After Durkon*'s death the only one who has to worry about being attacked once the Godsmoot is over the High Priestess who cannot act right now. Plus the truce probably extends to the voyage home (it wouldn't make much sense if it didn't and at least some High Priests travelled together).

Right now there is a chance the Exaargh could decide to drop the whole thing and leave but that's unlikley given his desire to be follower.

Kish
2019-02-04, 08:13 PM
And why do you feel this is a better argument than "the spellcasting vampires act autonomous unlike the thrall seen in comic"?
Because it's an argument at all.

Sure, Gontor and Cindy and the others act more like villainous henchmen and henchwomen while Greg acted like a dull-witted, vicious child.

Sure, there's a difference there.

Saying that that difference consists of "this is a thrall, these are not," not, "this is Malack's thrall which he wanted to pretend was his little brother, these are Greg's thralls which he created to help with a villainous scheme"? I call that an assumption, on the level of seeing a blond man first and then asking why someone else is insisting that those strange brown-haired creatures can be men when clearly they can't, not an argument.

And as hroşila pointed out, none of this answers the question: Why? Why would Greg free his thralls? They're not autonomous; every time we see them they're obeying his orders to the letter. He's not consulting them, he's not even letting one of them explain that she saw two clerics, not one. And a scenario that might explain why a freed thrall would be more likely to just mistform quietly away when Greg's back is turned rather than taunt Greg with failure to comply is, also, an answer to a different question nobody asked.

Knaight
2019-02-05, 07:18 AM
I, meanwhile, am taking the position that Greg almost certainly kept as many as thralls as he could (just somewhat more independent thralls than he was to Malack), simply because I can't think of any reason why he wouldn't--and the counterargument to this appears to be: Because they are vampires, he could expect them to act unthinkingly obedient whether they were still his thralls or not. Well, no. That way lies "Redcloak was speaking for Rich about what the undead are, even when Rich explicitly said the opposite," and I don't want to wind up there.

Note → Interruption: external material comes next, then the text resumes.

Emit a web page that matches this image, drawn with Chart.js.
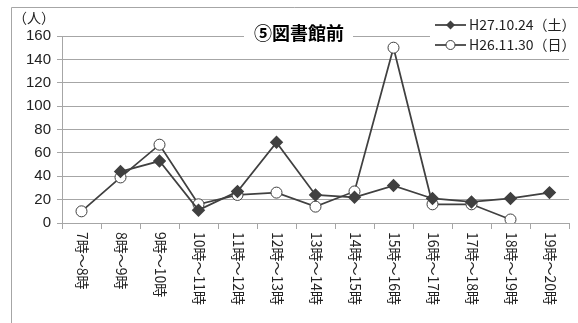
<!DOCTYPE html>
<html>
<head>
<meta charset="utf-8">
<script src="https://cdn.jsdelivr.net/npm/chart.js@4"></script>
<style>
body { margin: 0; background: #fff; }
canvas { display: block; }
</style>
</head>
<body>
<canvas id="grafico" width="578" height="323"></canvas>
<script>
const categorias = ['7時～8時', '8時～9時', '9時～10時', '10時～11時', '11時～12時', '12時～13時', '13時～14時',
    '14時～15時', '15時～16時', '16時～17時', '17時～18時', '18時～19時', '19時～20時'];
const serieH27 = [null, 44, 53, 11, 27, 69, 24, 22, 32, 21, 18, 21, 26];
const serieH26 = [10, 39, 67, 16, 24, 26, 14, 27, 150, 16, 16, 3, null];
const nombreH27 = 'H27.10.24（土）';
const nombreH26 = 'H26.11.30（日）';
const titulo = '⑤図書館前';
const unidad = '（人）';

const gris = '#404040';
const fuenteJP = '"Noto Sans CJK JP", "Liberation Sans", sans-serif';

// marco, titulo, leyenda y etiquetas verticales
const extras = {
    id: 'extras',
    beforeDraw(chart) {
        const ctx = chart.ctx;
        ctx.save();
        ctx.fillStyle = '#fff';
        ctx.fillRect(0, 0, chart.width, chart.height);
        ctx.strokeStyle = '#a6a6a6';
        ctx.lineWidth = 1;
        ctx.beginPath();
        ctx.moveTo(11.5, 323);
        ctx.lineTo(11.5, 7.5);
        ctx.lineTo(578, 7.5);
        ctx.stroke();
        ctx.restore();
    },
    afterDraw(chart) {
        const ctx = chart.ctx;
        const xs = chart.scales.x;
        ctx.save();

        // etiquetas del eje X, giradas 90 grados
        ctx.fillStyle = '#222';
        ctx.font = '14px ' + fuenteJP;
        ctx.textAlign = 'left';
        ctx.textBaseline = 'middle';
        categorias.forEach((c, i) => {
            const x = xs.getPixelForValue(i);
            ctx.save();
            ctx.translate(x + 1, 232);
            ctx.rotate(Math.PI / 2);
            ctx.fillText(c, 0, 0);
            ctx.restore();
        });

        // unidad
        ctx.font = '14px ' + fuenteJP;
        ctx.fillText(unidad, 13, 18);

        // titulo
        ctx.fillStyle = '#fff';
        ctx.fillRect(244, 22, 109, 22);
        ctx.fillStyle = '#000';
        ctx.font = 'bold 18px ' + fuenteJP;
        ctx.textAlign = 'center';
        ctx.fillText(titulo, 299, 33);

        // leyenda
        ctx.fillStyle = '#fff';
        ctx.fillRect(430, 14, 148, 42);
        const items = [
            { nombre: nombreH27, y: 25, marca: 'rombo' },
            { nombre: nombreH26, y: 45, marca: 'circulo' },
        ];
        items.forEach(it => {
            ctx.strokeStyle = gris;
            ctx.lineWidth = 1.75;
            ctx.beginPath();
            ctx.moveTo(435, it.y);
            ctx.lineTo(466, it.y);
            ctx.stroke();
            ctx.beginPath();
            if (it.marca === 'rombo') {
                ctx.fillStyle = gris;
                ctx.moveTo(450.5, it.y - 4.5);
                ctx.lineTo(455, it.y);
                ctx.lineTo(450.5, it.y + 4.5);
                ctx.lineTo(446, it.y);
                ctx.closePath();
                ctx.fill();
            } else {
                ctx.fillStyle = '#fff';
                ctx.lineWidth = 1;
                ctx.arc(450.5, it.y, 4.5, 0, Math.PI * 2);
                ctx.fill();
                ctx.stroke();
            }
            ctx.fillStyle = '#222';
            ctx.textAlign = 'left';
            ctx.font = '14px ' + fuenteJP;
            ctx.fillText(it.nombre, 469, it.y);
        });
        ctx.restore();
    }
};

new Chart(document.getElementById('grafico'), {
    type: 'line',
    data: {
        labels: categorias,
        datasets: [
            {
                label: nombreH27,
                data: serieH27,
                borderColor: gris,
                backgroundColor: gris,
                borderWidth: 1.75,
                pointStyle: 'rectRot',
                pointRadius: 5.5,
                pointBackgroundColor: gris,
                pointBorderColor: gris,
                tension: 0,
            },
            {
                label: nombreH26,
                data: serieH26,
                borderColor: gris,
                backgroundColor: '#fff',
                borderWidth: 1.75,
                pointStyle: 'circle',
                pointRadius: 5.5,
                pointBorderWidth: 1,
                pointBackgroundColor: '#fff',
                pointBorderColor: gris,
                tension: 0,
            },
        ],
    },
    options: {
        responsive: false,
        animation: false,
        layout: { padding: { left: 0, right: 9, top: 36, bottom: 0 } },
        plugins: {
            legend: { display: false },
            title: { display: false },
            tooltip: { enabled: false },
        },
        scales: {
            x: {
                offset: true,
                grid: {
                    offset: true,
                    drawOnChartArea: false,
                    drawTicks: true,
                    tickLength: 6,
                    color: '#a6a6a6',
                },
                border: { color: '#a6a6a6' },
                ticks: { display: false },
                afterFit(scale) { scale.height = 100; },
            },
            y: {
                min: 0,
                max: 160,
                ticks: {
                    stepSize: 20,
                    color: '#222',
                    padding: 6,
                    font: { size: 15, family: '"Liberation Sans", sans-serif' },
                },
                grid: {
                    color: '#a6a6a6',
                    tickLength: 5,
                },
                border: { color: '#a6a6a6' },
                afterFit(scale) { scale.width = 62; },
            },
        },
    },
    plugins: [extras],
});
</script>
</body>
</html>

Them being vampires is relevant only inasmuch as that lets Hel send a possessing spirit over - and those possessing spirits are reinforcements from the same side. That doesn't require a lack of free will at all; people are routinely reinforcements from the same side and it's usually safe to assume that those reinforcements are in fact going to work with you. Greg gets allies either way, one of which involves mind controlled allies, the other of which involves significantly stronger allies who take orders because they're part of a hierarchy.

Fyraltari
2019-02-05, 07:34 AM
Because it's an argument at all.

Sure, Gontor and Cindy and the others act more like villainous henchmen and henchwomen while Greg acted like a dull-witted, vicious child.

Sure, there's a difference there.

Saying that that difference consists of "this is a thrall, these are not," not, "this is Malack's thrall which he wanted to pretend was his little brother, these are Greg's thralls which he created to help with a villainous scheme"? I call that an assumption, on the level of seeing a blond man first and then asking why someone else is insisting that those strange brown-haired creatures can be men when clearly they can't, not an argument. He's not consulting them, he's not even letting one of them explain that she saw two clerics, not one.

And assuming the vampire parent can control the level of intelligence their thrall has is also an assumption. I agree that if you dismiss the behaviour of the one thrall we see to assume that other thralls could act differently then there's no reason forthe vampire to not use your version of thralldom. Except that it is not one that is supported by the comic.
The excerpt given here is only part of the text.